Brown Rat (Rattus norvegicus) is larger than the black rat and the male is larger than the female. An adult brown rat weighs around 200-400 g and is approx. 21-29 cm long, with a tail length of approx. 17-23 cm. The fur is an even dark brown colour and lighter on the stomach. The head is pointed and the eyes are small. The ears are short and covered in hair. The rat is found everywhere, both in built-up areas and further afield; any place where it can find enough food. It is omnivorous and does not refrain from eating mice, eggs and baby birds, young hares and carrion.
The rat is a nocturnal animal. It is a good climber and moves around buildings, and can also find its way to the bird cliffs, especially to puffin holes. Attempts have been made to exterminate the rat population in all areas it is found, as they are seen as a source of disease among both people and livestock. It moves around all over the place and causes considerable damage: on the Faroe Islands, the rat has almost wiped out a number of bird species found on the bird cliffs. On those islands where rats are found, some species, such as the Atlantic puffin and the Manx shearwater (Manx puffin), have almost completely disappeared. There are regulations concerning rat removal, which Faroese municipalities must comply with.

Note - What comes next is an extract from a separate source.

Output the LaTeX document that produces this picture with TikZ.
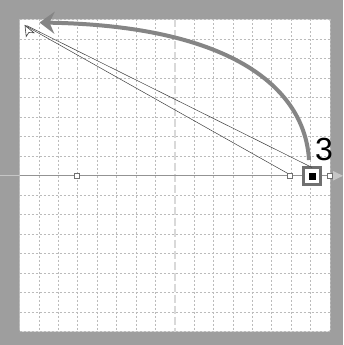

The House Mouse (Mus domesticus)is grey/grey-brown and a little lighter on the stomach. The body is approx. 7.5-10.3 cm long; the tail is 7.2-10.2 cm long. The mouse weighs approx. 12-28 g. and has a somewhat distinctive smell which is caused by the mouse marking its territory with urine. In the North Atlantic, the mouse is clearly attached to people. It lives outside in the summer, but comes inside in the autumn. On the Faroes it is only found on individual islands, and on some of the islands where there are no rats, it can find its way to the bird cliffs during the summer.
Mice are not fastidious eaters, and consume what they can find from seeds, insects and leftover human food, though they prefer corn and corn products. Mice can climb all over the house. They live here, where there is plenty of food and materials with which to build nests, during the frostier weather, hiding food away for harder times when it is in short supply. Mice can reproduce all year round and can theoretically give birth to ten litters a year, with 3-6 young in each litter. The young reach sexual maturity when they are one month old. Attempts are made to control the rodent population everywhere mice are found, generally with mouse traps and poison.